By Japan: The Best In Japanese Craftsmanship For Your Home
Japan is often perceived as a magical arbiter of good taste. Ask any architect, foodie, fashion designer or menswear obsessive which part of the world they seek inspiration from and Japan is likely to be near the top of the list. Buzzwords such as wabi-sabi and ikigai might be used by westerners to sell arty self-help books, but the reason they resonate in the first place is because Japan does certain things very well and the rest of us understandably want a piece of it. The country’s potent cultural identity means that from omakase to Okayama Denim, Tekken to Toyota, Japanese exports represent the best in nearly every field. It’s also why, as well as Italian and American brands on MR PORTER, you’ll find that no small part of our offering showcases a wealth of Japanese design talent.
All of which brings us to By Japan, a project that showcases some of the most special, authentic and original Japanese craftsmanship from the most talented (and often underrated) artisans in Japan. From a century-old glassware company in Tokyo to sake cups carved from hinoki wood in Tokushima, allow us to introduce you to five of them.
Founded by Mr Kinta Hirota in Tokyo in 1899, Hirota Glass specialises in the art of edo kiriko, which means glass cutting. “In order to become an edo kiriko craftsman, there are no schools, so you need to learn on the job,” says Mr Tatsuo Hirota, a descendant of Mr Kinta Hirota. “It is said that it would take about 10 years minimum to learn even the basics.” Japan’s glassmaking industry may have taken inspiration from skills that originated in Europe, but Hirota’s craft is rooted in Japanese sensibility. Mr Hirota mentions Mr Jun’Ichiro Tanizaki’s seminal essay on aesthetics, “In Praise Of Shadows”, as an enduring inspiration for his company’s work and notes how the light and shade that plays on the glass is as important as its function.
“In Japan, wood is a treasured material, as you see in shrine and temple construction,” says 639’s Mr Toshifumi Momose, whose tableware is crafted in Shizuoka Prefecture from exquisite hinoki wood. “What I do and make is an extension of that – an appreciation of the materials that can be used for as long possible. Each wood has its own characteristics and they can change their faces over time.” Mr Momose studied under a traditional Japanese carpenter for 10 years as an apprentice. By using a lathe to shave and plane the wood, 639’s hinoki plates and bowls have what he calls “beautiful curved lines and sharp straight lines that show off the texture and grains, so that you can feel some softness of the wood”.
Jusengama is a family business that specialises in making tea and sake vessels as well as kappo tableware. “Japanese tableware, of course, is designed for food and drink, but at the same time it needs to have an element of elegance,” says master potter Mr Hiroyasu Ando. “My focus is to make tableware that is very much part of dishes created by chefs and which can be enjoyed purely by looking at them.” Ando uses raw materials such as feldspar, silicastone, zinc and limestone, but each piece is unique, thanks to a delicate glazing process he has perfected over the years where he mixes different glazes and adjusts the temperature of the kiln.
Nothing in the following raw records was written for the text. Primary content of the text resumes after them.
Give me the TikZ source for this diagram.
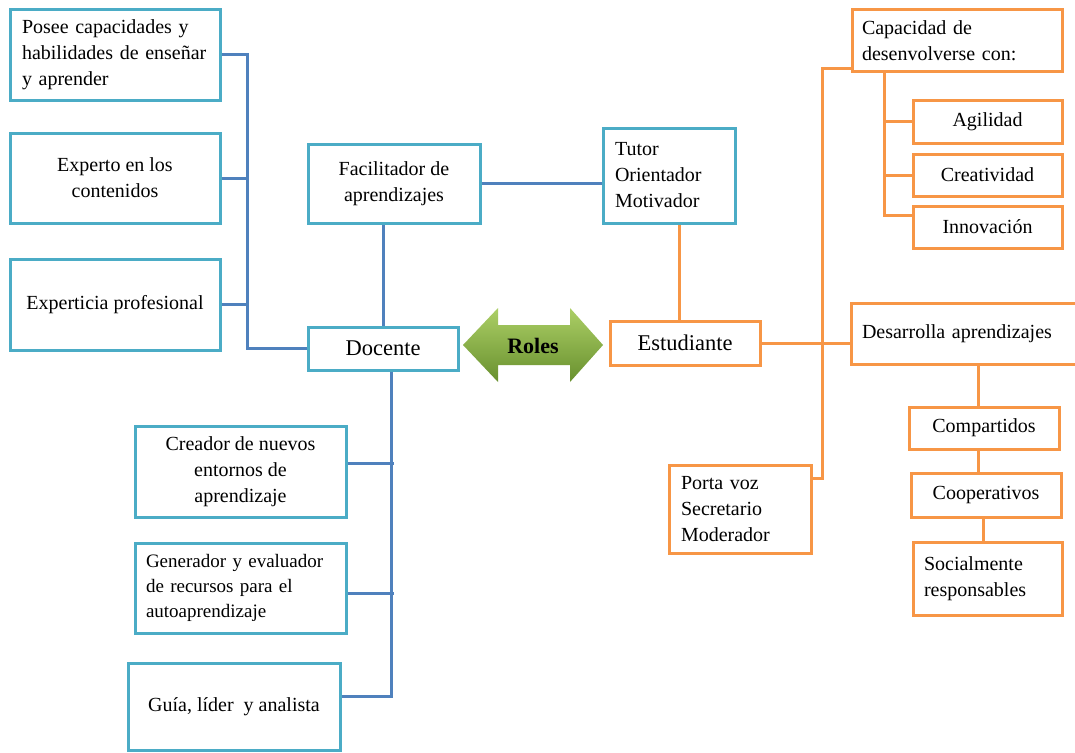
\documentclass[tikz,border=0pt]{standalone}
\usepackage{fontspec}
\setmainfont{Liberation Serif}
\definecolor{cyanb}{RGB}{75,172,198}
\definecolor{blueln}{RGB}{79,129,189}
\definecolor{orng}{RGB}{247,150,70}
\definecolor{grlight}{RGB}{172,207,102}
\definecolor{grdark}{RGB}{104,144,46}
\begin{document}
\begin{tikzpicture}[x=1pt,y=-1pt,
  base/.style={line width=3pt, inner xsep=12pt, inner ysep=0pt, fill=white,
    font=\fontsize{20}{26}\selectfont, align=center},
  cb/.style={base, draw=cyanb},
  ob/.style={base, draw=orng},
  bl/.style={draw=blueln, line width=3pt},
  ol/.style={draw=orng, line width=3pt}]
\clip (0,0) rectangle (1075,752);
\fill[white] (0,0) rectangle (1075,752);

% ---------- Docente side (blue) ----------
\node[cb, text width=186pt, align=left, minimum height=90pt] (posee) at (115,55) {Posee capacidades y\\habilidades de enseñar\\y aprender};
\node[cb, minimum width=210pt, minimum height=90pt] (experto) at (115,178) {Experto en los\\contenidos};
\node[cb, minimum width=210pt, minimum height=91pt] (expertic) at (115,304.5) {Experticia profesional};
\node[cb, minimum width=172pt, minimum height=79pt] (facil) at (394,183.5) {Facilitador de\\aprendizajes};
\node[cb, text width=108pt, align=left, minimum height=95pt] (tutor) at (669,175.5) {Tutor\\Orientador\\Motivador};
\node[cb, minimum width=150pt, minimum height=43pt, font=\fontsize{22.5}{27}\selectfont] (docente) at (383,348.5) {Docente};
\node[cb, minimum width=211pt, minimum height=91pt] (creador) at (240.5,471.5) {Creador de nuevos\\entornos de\\aprendizaje};
\node[cb, text width=189pt, inner xsep=11pt, align=left, minimum height=90pt, font=\fontsize{19}{25}\selectfont] (gener) at (240.5,588) {Generador y evaluador\\de recursos para el\\autoaprendizaje};
\node[cb, minimum width=212pt, minimum height=87pt] (guia) at (234,706.5) {Guía, líder~ y analista};

% ---------- Estudiante side (orange) ----------
\node[ob, minimum width=150pt, minimum height=44pt, font=\fontsize{22.5}{27}\selectfont] (estud) at (685,343) {Estudiante};
\node[ob, text width=190pt, inner xsep=10pt, align=left, minimum height=61pt] (capac) at (957,40.5) {Capacidad de\\desenvolverse con:};
\node[ob, minimum width=149pt, minimum height=43pt] (agil) at (987.5,121.5) {Agilidad};
\node[ob, minimum width=149pt, minimum height=42pt] (creat) at (987.5,175) {Creatividad};
\node[ob, minimum width=149pt, minimum height=42pt] (innov) at (987.5,227) {Innovación};
\node[ob, text width=207pt, inner xsep=11pt, align=left, minimum height=61pt] (desarr) at (965.5,333.5) {Desarrolla aprendizajes};
\node[ob, minimum width=150pt, minimum height=42pt] (compart) at (984,428) {Compartidos};
\node[ob, minimum width=150pt, minimum height=44pt] (coop) at (986,495) {Cooperativos};
\node[ob, text width=127pt, inner xsep=11pt, align=left, minimum height=73pt] (social) at (987.5,578.5) {Socialmente\\responsables};
\node[ob, text width=118pt, align=left, minimum height=88pt] (porta) at (740,509) {Porta voz\\Secretario\\Moderador};

% ---------- Roles arrow ----------
\path[top color=grlight, bottom color=grdark] (463,345) -- (498,308) -- (498,325) -- (570,325) -- (570,308) -- (603,345) -- (570,382) -- (570,365) -- (498,365) -- (498,382) -- cycle;
\node[font=\bfseries\fontsize{22}{26}\selectfont] (roles) at (533,346) {Roles};

% ---------- blue connectors ----------
\coordinate (ltop) at (247,55);
\coordinate (lbot) at (247,348.5);
\draw[bl] (posee.east) -- (ltop) -- (lbot) -- (docente.west);
\draw[bl] (experto.east) -- (experto.east -| ltop);
\draw[bl] (expertic.east) -- (expertic.east -| ltop);
\draw[bl] (docente.north) -- (docente.north |- facil.south);
\draw[bl] (facil.east) -- (facil.east -| tutor.west);
\coordinate (dtr) at (391,0);
\coordinate (dbot) at (391,696);
\draw[bl] (docente.south -| dtr) -- (dbot) -- (dbot -| guia.east);
\coordinate (c1) at (394,463);
\coordinate (c2) at (394,593);
\draw[bl] (c1 -| creador.east) -- (c1);
\draw[bl] (c2 -| gener.east) -- (c2);

% ---------- orange connectors ----------
\coordinate (tx) at (679,0);
\draw[ol] (tutor.south -| tx) -- (estud.north -| tx);
\coordinate (rtop) at (822,68);
\coordinate (rbot) at (822,478);
\draw[ol] (rtop -| capac.west) -- (rtop) -- (rbot) -- (rbot -| porta.east);
\draw[ol] (estud.east) -- (estud.east -| desarr.west);
\coordinate (ci) at (884,215);
\draw[ol] (capac.south -| ci) -- (ci) -- (ci -| innov.west);
\draw[ol] (agil.west) -- (agil.west -| ci);
\draw[ol] (creat.west) -- (creat.west -| ci);
\coordinate (dx) at (978,0);
\draw[ol] (desarr.south -| dx) -- (compart.north -| dx);
\draw[ol] (compart.south -| dx) -- (coop.north -| dx);
\coordinate (sx) at (983,0);
\draw[ol] (coop.south -| sx) -- (social.north -| sx);
\end{tikzpicture}
\end{document}
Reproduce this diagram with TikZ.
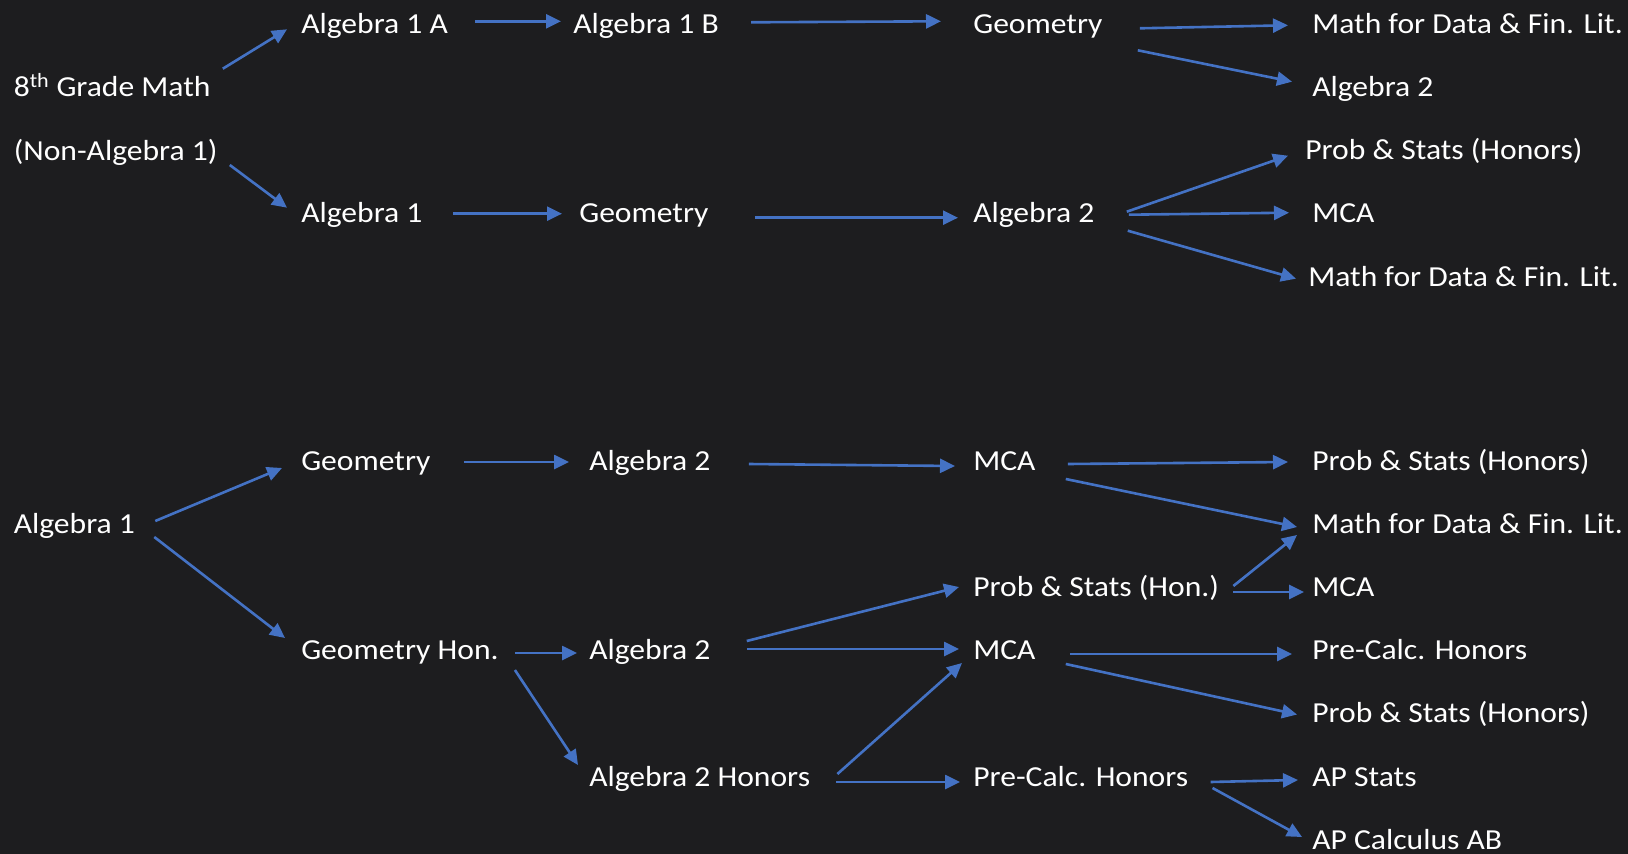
\documentclass[tikz,border=0pt]{standalone}
\usepackage{fontspec}
\setmainfont{Carlito}[FakeStretch=1.09]
\usetikzlibrary{arrows.meta}
\definecolor{board}{HTML}{1D1D1F}
\definecolor{arrowblue}{HTML}{4472C4}

\begin{document}
\begin{tikzpicture}[x=1pt, y=-1pt, ->, >={Triangle[length=15pt,width=14pt]},
                line width=2.6pt, arrowblue,
                course/.style={anchor=base west, inner sep=0pt, text=white,
                  text height=22pt, text depth=6pt,
                  font=\fontsize{29}{34}\selectfont}]

  \fill[board, -] (0,0) rectangle (1628,854);
  \useasboundingbox (0,0) rectangle (1628,854);

  % 8th grade math (non-algebra 1)
  \node[course] (g8)     at (12.5,96.7)  {8\textsuperscript{th} Grade Math};
  \node[course] (nonalg) at (12.5,160)   {(Non-Algebra 1)};
  \node[course] (algA)   at (300,33.3)   {Algebra 1 A};
  \node[course] (algB)   at (572,33.3)   {Algebra 1 B};
  \node[course] (geoT)   at (972,33.3)   {Geometry};
  \node[course] (mdfT)   at (1311,33.3)  {Math for Data \& Fin. Lit.};
  \node[course] (algtwoT) at (1311,96.7) {Algebra 2};
  \node[course] (alg1T)  at (300,222.7)  {Algebra 1};
  \node[course] (geoM)   at (578,222.7)  {Geometry};
  \node[course] (alg2M)  at (972,222.7)  {Algebra 2};
  \node[course] (psM)    at (1304,159.7) {Prob \& Stats (Honors)};
  \node[course] (mcaM)   at (1311,222.7) {MCA};
  \node[course] (mdfM)   at (1307,286.7) {Math for Data \& Fin. Lit.};

  % algebra 1 in 8th grade
  \node[course] (alg1B)  at (12.5,533)   {Algebra 1};
  \node[course] (geoB)   at (300,470)    {Geometry};
  \node[course] (geoH)   at (300,659)    {Geometry Hon.};
  \node[course] (alg2Ba) at (588,470)    {Algebra 2};
  \node[course] (alg2Bb) at (588,659)    {Algebra 2};
  \node[course] (alg2H)  at (588,786)    {Algebra 2 Honors};
  \node[course] (mcaBa)  at (972,470)    {MCA};
  \node[course] (psHon)  at (972,596)    {Prob \& Stats (Hon.)};
  \node[course] (mcaBb)  at (972,659)    {MCA};
  \node[course] (pcB)    at (972,786)    {Pre-Calc. Honors};
  \node[course] (psBa)   at (1311,470)   {Prob \& Stats (Honors)};
  \node[course] (mdfB)   at (1311,533)   {Math for Data \& Fin. Lit.};
  \node[course] (mcaBc)  at (1311,596)   {MCA};
  \node[course] (pcR)    at (1311,659)   {Pre-Calc. Honors};
  \node[course] (psBb)   at (1311,722.5) {Prob \& Stats (Honors)};
  \node[course] (apS)    at (1311,786)   {AP Stats};
  \node[course] (apC)    at (1311,849)   {AP Calculus AB};

  \path
    ([shift={(11,-20)}]g8.east)       edge ([shift={(-13,4)}]algA.west)
    ([shift={(26,-4)}]algA.east)      edge ([shift={(-11,-4)}]algB.west)
    ([shift={(31,-3)}]algB.east)      edge ([shift={(-31,-4)}]geoT.west)
    ([shift={(36,3)}]geoT.east)       edge ([shift={(-23,0)}]mdfT.west)
    ([shift={(34,25)}]geoT.east)      edge ([shift={(-19,-7)}]algtwoT.west)
    ([shift={(11,13)}]nonalg.east)    edge ([shift={(-13,-7)}]alg1T.west)
    ([shift={(29,-1)}]alg1T.east)     edge ([shift={(-16,-1)}]geoM.west)
    ([shift={(45,3)}]geoM.east)       edge ([shift={(-14,3)}]alg2M.west)
    ([shift={(31,-3)}]alg2M.east)     edge ([shift={(-16,4)}]psM.west)
    ([shift={(33,0)}]alg2M.east)      edge ([shift={(-22,-2)}]mcaM.west)
    ([shift={(32,16)}]alg2M.east)     edge ([shift={(-11,0)}]mdfM.west);

  \path
    ([shift={(19,-4)}]alg1B.east)     edge ([shift={(-18,6)}]geoB.west)
    ([shift={(18,12)}]alg1B.east)     edge ([shift={(-15,-13)}]geoH.west)
    ([shift={(32,0)}]geoB.east)       edge ([shift={(-19,0)}]alg2Ba.west)
    ([shift={(37,2)}]alg2Ba.east)     edge ([shift={(-17,4)}]mcaBa.west)
    ([shift={(31,2)}]mcaBa.east)      edge ([shift={(-23,0)}]psBa.west)
    ([shift={(29,17)}]mcaBa.east)     edge ([shift={(-14,2)}]mdfB.west)
    ([shift={(13,-2)}]psHon.east)     edge ([shift={(-14,10)}]mdfB.west)
    ([shift={(13,4)}]psHon.east)      edge ([shift={(-7,4)}]mcaBc.west)
    ([shift={(15,2)}]geoH.east)       edge ([shift={(-11,2)}]alg2Bb.west)
    ([shift={(15,19)}]geoH.east)      edge ([shift={(-10,-13)}]alg2H.west)
    ([shift={(35,-10)}]alg2Bb.east)   edge ([shift={(-13,-1)}]psHon.west)
    ([shift={(35,-2)}]alg2Bb.east)    edge ([shift={(-13,-2)}]mcaBb.west)
    ([shift={(33,3)}]mcaBb.east)      edge ([shift={(-19,3)}]pcR.west)
    ([shift={(29,13)}]mcaBb.east)     edge ([shift={(-14,0)}]psBb.west)
    ([shift={(26,-4)}]alg2H.east)     edge ([shift={(-10,12)}]mcaBb.west)
    ([shift={(25,4)}]alg2H.east)      edge ([shift={(-12,4)}]pcB.west)
    ([shift={(21,4)}]pcB.east)        edge ([shift={(-13,2)}]apS.west)
    ([shift={(23,10)}]pcB.east)       edge ([shift={(-9,-4)}]apC.west);
\end{tikzpicture}
\end{document}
Based in Aichi Prefecture in northern Japan, a place known for its history in porcelain craft, Ceramic Japan has been around since 1973. “All our craftsmen learn their basics at a vocational school in Seto city,” says Mr Masayuki Ohashi, the company’s CEO. “Then they polish their skills as apprentices by watching and learning on the job.” By using a technique called slip casting, the ceramicists at Ceramic Japan are able to create unusual shapes that aren’t possible on a wheel, such as the crinkled vases that have the appearance of paper. “Japanese craftsmanship is developed by adjusting to the ways of life and customs of each region,” says Ohashi. “So we are proud to pass on those skills and techniques because it means we can carry on those traditions through ceramics.”
Based in Tokushima prefecture, the source of Japan’s indigo industry, AOLA specialises in dyed wood. It starts by selecting trees that are harvested locally and transforms them into exquisite wooden trays and sake sets that take on a unique patina as they age. “Our techniques and skills are very much rooted in our local culture and history,” says AOLA’s Mr Toshiro Kohama. “All our materials are locally sourced and our craftsmen are local guys.” Using traditional local techniques and skills passed down through the generations, the dyeing process is managed entirely by hand and uses natural ingredients to achieve the distinct midnight indigo hue, through which the grain of the cedarwood is still visible.